The honors program, which students apply to during the normal undergraduate application process, also provides students with a support system to make sure that they stay on track academically.

“My favorite part of the honors program is the advisers. Liz Sutton and Catherine Chandler know almost everything. They are extremely helpful and personable and make an extra effort to get to know all of the students,” said Katherine Winters, a GW junior. “Most importantly, they’re realistic and let me know when I’m trying to be too academically ambitious.”

When students are accepted into the selective honors program, they enter a specially designed curriculum, which has several required courses that all students must complete. During their freshman year, students take two yearlong seminars – Origins and Evolution of Modern Thought and Scientific Reasoning and Discovery. These seminars are designed to have students complete more than the usual reading and writing coursework that would accompany a regular class. Students are expected to discuss and debate ideas presented in class. The seminars are also intended to increase students’ familiarity with a range of ideas and to facilitate discussion through small class sizes.

“We want to build a community starting in the freshman year. The small size of the program helps students get to know each other better, and the curriculum allows students to study together in classes their first year and to cement the honors program community,” Dr.

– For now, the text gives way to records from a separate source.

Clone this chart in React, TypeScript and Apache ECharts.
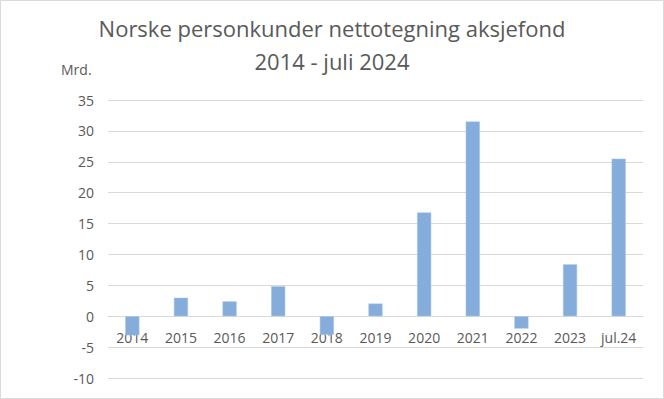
import React, { useEffect, useRef } from "react";
import * as echarts from "echarts";

const categories = ["2014", "2015", "2016", "2017", "2018", "2019", "2020", "2021", "2022", "2023", "jul.24"];
const values = [-3.1, 3.0, 2.4, 4.85, -3.0, 2.05, 16.8, 31.5, -2.0, 8.4, 25.5];
const titleLines = ["Norske personkunder nettotegning aksjefond", "2014 - juli 2024"];
const unitLabel = "Mrd.";

export default function App() {
  const ref = useRef<HTMLDivElement>(null);
  useEffect(() => {
    document.body.style.margin = "0";
    const chart = echarts.init(ref.current!, null, { renderer: "svg" });
    const font = "Open Sans, Noto Sans, sans-serif";
    chart.setOption({
      animation: false,
      backgroundColor: "#ffffff",
      textStyle: { fontFamily: font },
      title: {
        text: titleLines.join("\n"),
        left: "center",
        top: 6,
        textStyle: { fontSize: 22, fontWeight: "normal", color: "#595959", lineHeight: 33, fontFamily: font },
      },
      graphic: [
        {
          type: "rect",
          shape: { x: 0.5, y: 0.5, width: 663, height: 398 },
          style: { fill: "none", stroke: "#d9d9d9", lineWidth: 1 },
          silent: true,
        },
        {
          type: "text",
          left: 61,
          top: 62,
          style: { text: unitLabel, fontSize: 14, fill: "#595959", fontFamily: font },
        },
      ],
      grid: { left: 108, right: 21, top: 100, bottom: 21, containLabel: false, outerBoundsMode: "none" },
      xAxis: {
        type: "category",
        data: categories,
        offset: -62,
        axisLine: { onZero: false, lineStyle: { color: "#d9d9d9", width: 1 } },
        axisTick: { show: false },
        axisLabel: { color: "#595959", fontSize: 14, margin: 14, fontFamily: font },
      },
      yAxis: {
        type: "value",
        min: -10,
        max: 35,
        interval: 5,
        axisLine: { show: false },
        axisTick: { show: false },
        axisLabel: { color: "#595959", fontSize: 14, margin: 14, fontFamily: font },
        splitLine: { lineStyle: { color: "#d9d9d9", width: 1 } },
      },
      series: [
        {
          type: "bar",
          data: values,
          barWidth: "29%",
          itemStyle: { color: "#84addc", borderColor: "#a9c6e8", borderWidth: 0.5 },
        },
      ],
    });
    return () => chart.dispose();
  }, []);
  return <div ref={ref} style={{ width: 664, height: 399 }} />;
}
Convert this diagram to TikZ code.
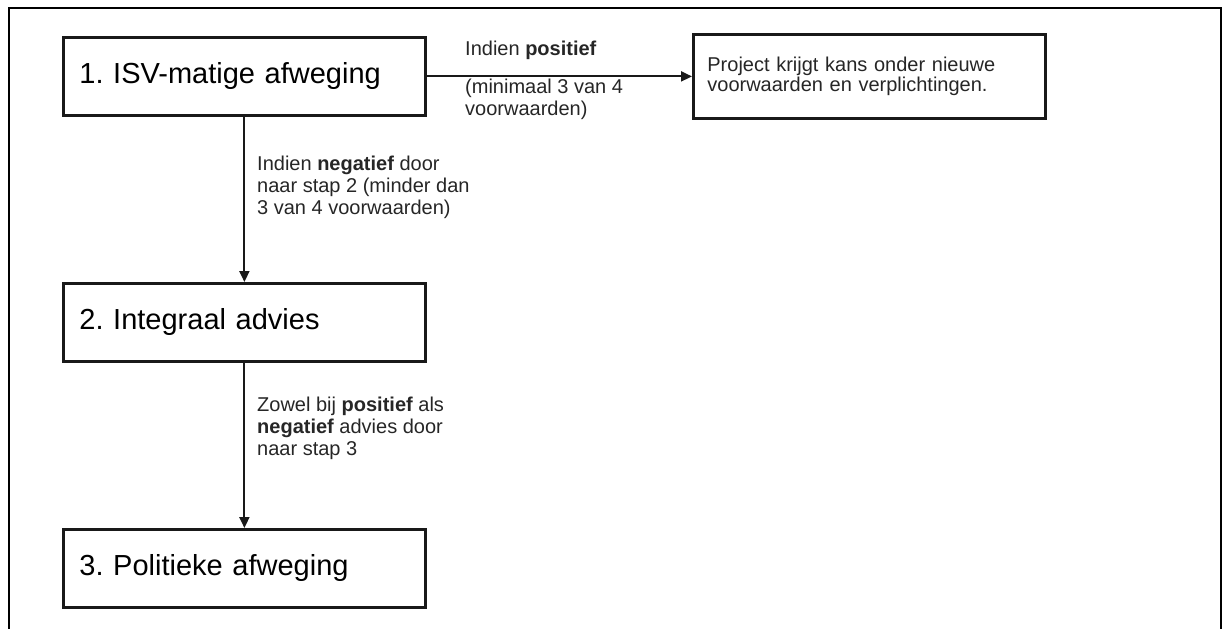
\documentclass[tikz,border=0pt]{standalone}
\usepackage{fontspec}
\setmainfont{Liberation Sans}
\usetikzlibrary{arrows.meta}
\frenchspacing
\begin{document}
\begin{tikzpicture}[x=1pt,y=-1pt,
  stepbox/.style={draw=black!90,line width=2.8pt,rectangle,inner xsep=16pt,inner ysep=0pt,
    minimum width=362pt,minimum height=78pt,text width=330pt,align=left,
    font=\fontsize{29}{34}\selectfont,anchor=north west},
  resbox/.style={draw=black!90,line width=2.8pt,rectangle,inner xsep=14pt,inner ysep=0pt,
    minimum width=352pt,minimum height=84pt,text width=324pt,align=left,
    font=\fontsize{20}{20}\selectfont,text=black!85,anchor=north west},
  lbl/.style={inner sep=0pt,align=left,anchor=west,text=black!85,
    font=\fontsize{20}{22}\selectfont},
  conn/.style={draw=black!90,line width=2pt,-{Triangle[length=11pt,width=10pt]}}]
\useasboundingbox (0,0) rectangle (1224,629);
\draw[line width=2.6pt] (9,660) -- (9,8) -- (1221,8) -- (1221,660);
\node[stepbox] (s1) at (62,36) {1. ISV-matige afweging};
\node[stepbox] (s2) at (62,282) {2. Integraal advies};
\node[stepbox] (s3) at (62,528) {3. Politieke afweging};
\node[resbox] (r) at (692,33) {Project krijgt kans onder nieuwe\\voorwaarden en verplichtingen.};
\draw[conn] (s1.east) -- (r.west |- s1.east);
\draw[conn] (s1.south) -- (s2.north);
\draw[conn] (s2.south) -- (s3.north);
\node[lbl] (lp) at (465,50) {Indien \textbf{positief}};
\node[lbl] (lc) at (465,99) {(minimaal 3 van 4\\voorwaarden)};
\node[lbl] (ln) at (257,187) {Indien \textbf{negatief} door\\naar stap 2 (minder dan\\3 van 4 voorwaarden)};
\node[lbl] (lz) at (257,428) {Zowel bij \textbf{positief} als\\\textbf{negatief} advies door\\naar stap 3};
\end{tikzpicture}
\end{document}
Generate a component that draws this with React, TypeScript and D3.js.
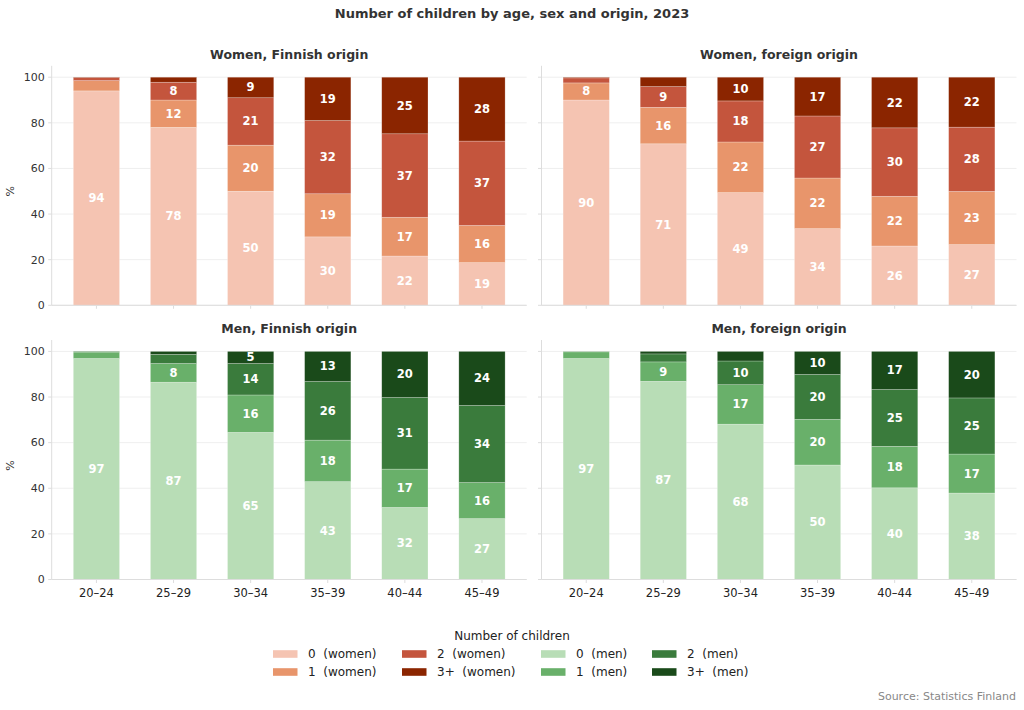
import React from 'react';
import * as d3 from 'd3';

const ages = ['20–24', '25–29', '30–34', '35–39', '40–44', '45–49'];
const keys = ['0', '1', '2', '3+'];

// shares (%) for 0, 1, 2, 3+ children per age group
const womenFinnish = [
  [94.0, 4.5, 1.3, 0.2],
  [78.0, 12.0, 7.8, 2.2],
  [50.0, 20.2, 20.8, 9.0],
  [30.0, 18.9, 32.1, 19.0],
  [21.6, 17.0, 36.6, 24.8],
  [18.7, 16.3, 37.0, 28.0],
];
const womenForeign = [
  [90.0, 7.5, 2.2, 0.3],
  [70.8, 16.0, 9.1, 4.1],
  [49.4, 22.2, 18.0, 10.4],
  [33.6, 22.2, 27.2, 17.0],
  [26.0, 21.8, 30.0, 22.2],
  [26.6, 23.3, 28.2, 21.9],
];
const menFinnish = [
  [96.9, 2.8, 0.3, 0.0],
  [86.5, 8.2, 4.0, 1.3],
  [64.5, 16.4, 13.8, 5.3],
  [42.9, 18.2, 25.7, 13.2],
  [31.6, 16.8, 31.4, 20.2],
  [26.7, 15.8, 33.8, 23.7],
];
const menForeign = [
  [96.9, 2.9, 0.2, 0.0],
  [86.9, 8.5, 3.5, 1.1],
  [68.1, 17.3, 10.4, 4.2],
  [50.2, 20.0, 19.7, 10.1],
  [40.2, 18.2, 24.9, 16.7],
  [37.9, 17.1, 24.6, 20.4],
];

const womenColors = ['#f5c4b2', '#e8956b', '#c4553d', '#8b2500'];
const menColors = ['#b8ddb6', '#69b06a', '#3a7b3c', '#1a4a1a'];

const yTicks = [0, 20, 40, 60, 80, 100];
const legendLabels = ['0  (women)', '1  (women)', '2  (women)', '3+  (women)', '0  (men)', '1  (men)', '2  (men)', '3+  (men)'];

const FONT = 'DejaVu Sans, sans-serif';

type PanelProps = {
  title: string;
  rows: number[][];
  colors: string[];
  left: number;
  top: number;
  width: number;
  height: number;
  showY: boolean;
  showXLabels: boolean;
};

const Panel = ({ title, rows, colors, left, top, width, height, showY, showXLabels }: PanelProps) => {
  const x = d3.scaleBand<string>().domain(ages).range([0, width]).paddingInner(0.4).paddingOuter(0.28);
  const y = d3.scaleLinear().domain([0, 105]).range([height, 0]);
  const table = rows.map((r, i) => {
    const o: any = { age: ages[i] };
    keys.forEach((k, j) => (o[k] = r[j]));
    return o;
  });
  const series = d3.stack<any>().keys(keys)(table);

  return (
    <g transform={`translate(${left},${top})`}>
      <text x={width / 2} y={-11.5} dy="0.35em" textAnchor="middle" fontWeight="bold" fontSize={12.5} fill="#333">
        {title}
      </text>
      {yTicks.map(t => (
        <g key={t}>
          <line x1={0} x2={width} y1={y(t)} y2={y(t)} stroke="#efefef" strokeWidth={1} />
          <line x1={-3.5} x2={0} y1={y(t)} y2={y(t)} stroke="#ddd" strokeWidth={1} />
          {showY && (
            <text x={-7} y={y(t)} dy="0.35em" textAnchor="end" fontSize={11} fill="#333">
              {t}
            </text>
          )}
        </g>
      ))}
      {showY && (
        <text transform={`translate(-38,${y(50)}) rotate(-90)`} textAnchor="middle" fontSize={11} fill="#333">
          %
        </text>
      )}
      {series.map((s, si) => (
        <g key={s.key} fill={colors[si]}>
          {s.map((d, i) => {
            const v = d[1] - d[0];
            const bx = x(ages[i])!;
            return (
              <g key={i}>
                <rect x={bx} y={y(d[1])} width={x.bandwidth()} height={y(d[0]) - y(d[1])} stroke="#fff" strokeOpacity={0.4} strokeWidth={0.6} />
                {v >= 4.95 && (
                  <text
                    x={bx + x.bandwidth() / 2}
                    y={y((d[0] + d[1]) / 2)}
                    dy="0.35em"
                    textAnchor="middle"
                    fontWeight="bold"
                    fontSize={11.5}
                    fill="#fff"
                  >
                    {Math.round(v)}
                  </text>
                )}
              </g>
            );
          })}
        </g>
      ))}
      <line x1={0} x2={0} y1={0} y2={height} stroke="#ddd" strokeWidth={1} />
      <line x1={0} x2={width} y1={height} y2={height} stroke="#ddd" strokeWidth={1} />
      {ages.map(a => (
        <g key={a} transform={`translate(${x(a)! + x.bandwidth() / 2},${height})`}>
          <line y1={0} y2={3.5} stroke="#ddd" />
          {showXLabels && (
            <text y={13} dy="0.35em" textAnchor="middle" fontSize={11.5} fill="#222">
              {a}
            </text>
          )}
        </g>
      ))}
    </g>
  );
};

const App = () => {
  const W = 1024;
  const H = 710;
  const pw = 475;
  const ph = 239.5;
  const lefts = [51.7, 541.5];
  const tops = [65.8, 340];
  const legendColors = [...womenColors, ...menColors];
  const colX = [273, 402, 541, 652];
  const rowY = [654, 672];

  return (
    <svg width={W} height={H} style={{ position: 'absolute', left: 0, top: 0, fontFamily: FONT }}>
      <rect width={W} height={H} fill="#fff" />
      <text x={512} y={13} dy="0.35em" textAnchor="middle" fontWeight="bold" fontSize={13} fill="#333">
        Number of children by age, sex and origin, 2023
      </text>
      <Panel title="Women, Finnish origin" rows={womenFinnish} colors={womenColors} left={lefts[0]} top={tops[0]} width={pw} height={ph} showY showXLabels={false} />
      <Panel title="Women, foreign origin" rows={womenForeign} colors={womenColors} left={lefts[1]} top={tops[0]} width={pw} height={ph} showY={false} showXLabels={false} />
      <Panel title="Men, Finnish origin" rows={menFinnish} colors={menColors} left={lefts[0]} top={tops[1]} width={pw} height={ph} showY showXLabels />
      <Panel title="Men, foreign origin" rows={menForeign} colors={menColors} left={lefts[1]} top={tops[1]} width={pw} height={ph} showY={false} showXLabels />

      <text x={512} y={636} dy="0.35em" textAnchor="middle" fontSize={12} fill="#222">
        Number of children
      </text>
      {legendLabels.map((l, i) => {
        const col = Math.floor(i / 2);
        const row = i % 2;
        return (
          <g key={l} transform={`translate(${colX[col]},${rowY[row]})`}>
            <rect x={0} y={-3.8} width={24.5} height={7.6} fill={legendColors[i]} />
            <text x={35} dy="0.35em" fontSize={12} fill="#222" style={{ whiteSpace: 'pre' }}>
              {l}
            </text>
          </g>
        );
      })}
      <text x={1016} y={696} dy="0.35em" textAnchor="end" fontSize={11} fill="#888">
        Source: Statistics Finland
      </text>
    </svg>
  );
};

export default App;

Frawley said.

The honors program recently introduced a sophomore admissions process to allow students who miss the opportunity to apply as an incoming freshman to join the program.

By their senior year, students are required to take courses that fulfill an arts and humanities and a self and society requirement. Each course offered to fulfill these requirements is capped at 15 students – a limitation that facilitates discussion.

“The courses are university-wide because we are a university-wide program. In honors seminars, students are surrounded by other students from the Columbian College of Arts and Sciences, from the Elliot School of International Affairs, from the School of Engineering and Applied Science, from the School of Business and the School of Public Health and Health Services,” said Dr. Frawley. “I think that this is part of what makes it such an extraordinary experience for students. They get a chance to gather around a seminar table and bat around ideas, whether those ideas come from Plato and Aristotle or from a science lab or a social science survey, with students from very different academic backgrounds and experiences and educational directions.”

Students must complete a thesis and participate in an honors capstone their senior year. This seminar-style course offers students an opportunity to reflect on their honors experiences and consider their futures.

“We want seniors to be able to be looking forward and looking backward and to be able to connect the dots,” said Dr. Frawley.

There is a cohort of faculty members who are specifically hired to teach in the honors program. Ms. Kaplan said the honors professors bring a different perspective to teaching.

“They allowed us to explore our own interests within the parameters of the class, and not only knew our names but truly knew who we were as people,” she said.

When Ms. Kaplan learned she had a few open elective spots for her last semester, she immediately looked at the honors courses.

“I know that the professor will be incredible and invested in my learning, my peers will be engaged, and that I will remember the class five, 10 and 20 years from now,” she said.

The program doesn’t only focus on the students’ academic development. The small honors courses that allow students to get to know each other help to pave the way for communication outside the classroom. The honors program townhouse, located at 714 21st St. NW, is a place where students can relax, talk and study, and freshmen also have the option to live in honors housing together.

Ms. Winters said she especially appreciates the honors townhouse during finals when it stays open late to provide extra study space for honors program students.

“It’s awesome because I get to work with my friends who have similar study habits,” she said.

But what Ms. Winters likes the most about the honors program is the friends she’s made through classes and living in honors housing.

“My friends in the program are some of the most caring, fun and supportive people I’ve ever met,” she said.